--- DATA EXTRACT ---
══════════

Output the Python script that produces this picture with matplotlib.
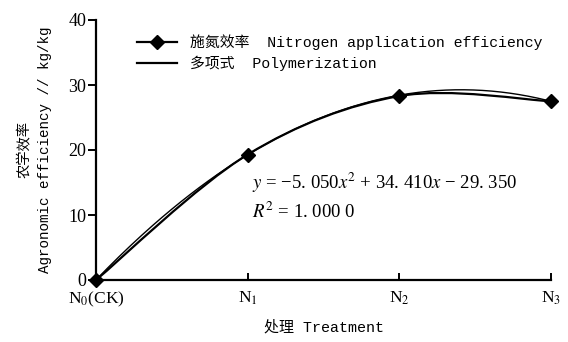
import numpy as np
import matplotlib
matplotlib.use("Agg")
import matplotlib.pyplot as plt
from matplotlib.path import Path
from matplotlib.patches import PathPatch
from matplotlib.lines import Line2D

plt.rcParams["font.family"] = ["Liberation Serif", "Noto Sans CJK SC"]
plt.rcParams["mathtext.fontset"] = "stix"

treatments = ["N$_0$(CK)", "N$_1$", "N$_2$", "N$_3$"]
efficiency = [0.0, 19.3, 28.3, 27.5]
poly_coef = [-5.050, 34.410, -29.350]
eq_text = "$y$ = −5. 050$x^2$ + 34. 410$x$ − 29. 350"
r2_text = "$R^2$ = 1. 000 0"

MONO = ["Liberation Mono", "Noto Sans CJK SC"]

fig = plt.figure(figsize=(5.68, 3.42), dpi=100)
ax = fig.add_axes([96 / 568, 1 - 280 / 342, 455 / 568, 260 / 342])

xs = np.arange(1, len(efficiency) + 1)

# smoothed data line (Excel-style cubic Bezier through the points)
pts = list(zip(xs, efficiency))
ext = [pts[0]] + pts + [pts[-1]]
verts = [pts[0]]
codes = [Path.MOVETO]
for i in range(1, len(ext) - 2):
    p0, p1, p2, p3 = ext[i - 1], ext[i], ext[i + 1], ext[i + 2]
    c1 = (p1[0] + (p2[0] - p0[0]) / 6, p1[1] + (p2[1] - p0[1]) / 6)
    c2 = (p2[0] - (p3[0] - p1[0]) / 6, p2[1] - (p3[1] - p1[1]) / 6)
    verts += [c1, c2, p2]
    codes += [Path.CURVE4] * 3
ax.add_patch(PathPatch(Path(verts, codes), facecolor="none", edgecolor="black",
                       lw=1.6, zorder=3))
ax.plot(xs, efficiency, ls="none", marker="D", ms=7, color="black", zorder=4,
        clip_on=False)

# polynomial trend line
xf = np.linspace(1, 4, 200)
ax.plot(xf, np.polyval(poly_coef, xf), color="black", lw=1.0, zorder=2)

ax.set_xlim(1, 4)
ax.set_ylim(0, 40)
ax.set_yticks([0, 10, 20, 30, 40])
ax.set_xticks(xs)
ax.set_xticklabels(treatments)
ax.spines["top"].set_visible(False)
ax.spines["right"].set_visible(False)
for s in ("left", "bottom"):
    ax.spines[s].set_linewidth(1.6)
ax.tick_params(axis="y", direction="out", length=6, width=1.4, labelsize=13, pad=1)
ax.tick_params(axis="x", direction="in", length=5, width=1.4, labelsize=12.5, pad=7)

ax.set_xlabel("处理 Treatment", fontsize=10.8, family=MONO, labelpad=8)
ax.set_ylabel("农学效率\nAgronomic efficiency // kg/kg", fontsize=10.3, family=MONO,
              labelpad=12, linespacing=1.5)

ax.text(2.03, 14.9, eq_text, fontsize=13.5, va="center")
ax.text(2.03, 10.5, r2_text, fontsize=13.5, va="center")

handles = [
    Line2D([], [], color="black", lw=1.6, marker="D", ms=7),
    Line2D([], [], color="black", lw=1.6),
]
labels = ["施氮效率  Nitrogen application efficiency", "多项式  Polymerization"]
ax.legend(handles, labels, loc="upper left", bbox_to_anchor=(137 / 568, 1 - 34 / 342),
          bbox_transform=fig.transFigure, frameon=False, prop={"family": MONO, "size": 10.7},
          handlelength=2.7, handletextpad=0.85, labelspacing=0.4, borderaxespad=0,
          borderpad=0)

fig.savefig("out.png", dpi=100)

══════════

--- EXERCISE ---
Reproduce the whole listing above word for word, but not its pictures.

--- SOLUTION FOR THIS EXERCISE ---
Output the Python script that produces this picture with matplotlib.
import numpy as np
import matplotlib
matplotlib.use("Agg")
import matplotlib.pyplot as plt
from matplotlib.path import Path
from matplotlib.patches import PathPatch
from matplotlib.lines import Line2D

plt.rcParams["font.family"] = ["Liberation Serif", "Noto Sans CJK SC"]
plt.rcParams["mathtext.fontset"] = "stix"

treatments = ["N$_0$(CK)", "N$_1$", "N$_2$", "N$_3$"]
efficiency = [0.0, 19.3, 28.3, 27.5]
poly_coef = [-5.050, 34.410, -29.350]
eq_text = "$y$ = −5. 050$x^2$ + 34. 410$x$ − 29. 350"
r2_text = "$R^2$ = 1. 000 0"

MONO = ["Liberation Mono", "Noto Sans CJK SC"]

fig = plt.figure(figsize=(5.68, 3.42), dpi=100)
ax = fig.add_axes([96 / 568, 1 - 280 / 342, 455 / 568, 260 / 342])

xs = np.arange(1, len(efficiency) + 1)

# smoothed data line (Excel-style cubic Bezier through the points)
pts = list(zip(xs, efficiency))
ext = [pts[0]] + pts + [pts[-1]]
verts = [pts[0]]
codes = [Path.MOVETO]
for i in range(1, len(ext) - 2):
    p0, p1, p2, p3 = ext[i - 1], ext[i], ext[i + 1], ext[i + 2]
    c1 = (p1[0] + (p2[0] - p0[0]) / 6, p1[1] + (p2[1] - p0[1]) / 6)
    c2 = (p2[0] - (p3[0] - p1[0]) / 6, p2[1] - (p3[1] - p1[1]) / 6)
    verts += [c1, c2, p2]
    codes += [Path.CURVE4] * 3
ax.add_patch(PathPatch(Path(verts, codes), facecolor="none", edgecolor="black",
                       lw=1.6, zorder=3))
ax.plot(xs, efficiency, ls="none", marker="D", ms=7, color="black", zorder=4,
        clip_on=False)

# polynomial trend line
xf = np.linspace(1, 4, 200)
ax.plot(xf, np.polyval(poly_coef, xf), color="black", lw=1.0, zorder=2)

ax.set_xlim(1, 4)
ax.set_ylim(0, 40)
ax.set_yticks([0, 10, 20, 30, 40])
ax.set_xticks(xs)
ax.set_xticklabels(treatments)
ax.spines["top"].set_visible(False)
ax.spines["right"].set_visible(False)
for s in ("left", "bottom"):
    ax.spines[s].set_linewidth(1.6)
ax.tick_params(axis="y", direction="out", length=6, width=1.4, labelsize=13, pad=1)
ax.tick_params(axis="x", direction="in", length=5, width=1.4, labelsize=12.5, pad=7)

ax.set_xlabel("处理 Treatment", fontsize=10.8, family=MONO, labelpad=8)
ax.set_ylabel("农学效率\nAgronomic efficiency // kg/kg", fontsize=10.3, family=MONO,
              labelpad=12, linespacing=1.5)

ax.text(2.03, 14.9, eq_text, fontsize=13.5, va="center")
ax.text(2.03, 10.5, r2_text, fontsize=13.5, va="center")

handles = [
    Line2D([], [], color="black", lw=1.6, marker="D", ms=7),
    Line2D([], [], color="black", lw=1.6),
]
labels = ["施氮效率  Nitrogen application efficiency", "多项式  Polymerization"]
ax.legend(handles, labels, loc="upper left", bbox_to_anchor=(137 / 568, 1 - 34 / 342),
          bbox_transform=fig.transFigure, frameon=False, prop={"family": MONO, "size": 10.7},
          handlelength=2.7, handletextpad=0.85, labelspacing=0.4, borderaxespad=0,
          borderpad=0)

fig.savefig("out.png", dpi=100)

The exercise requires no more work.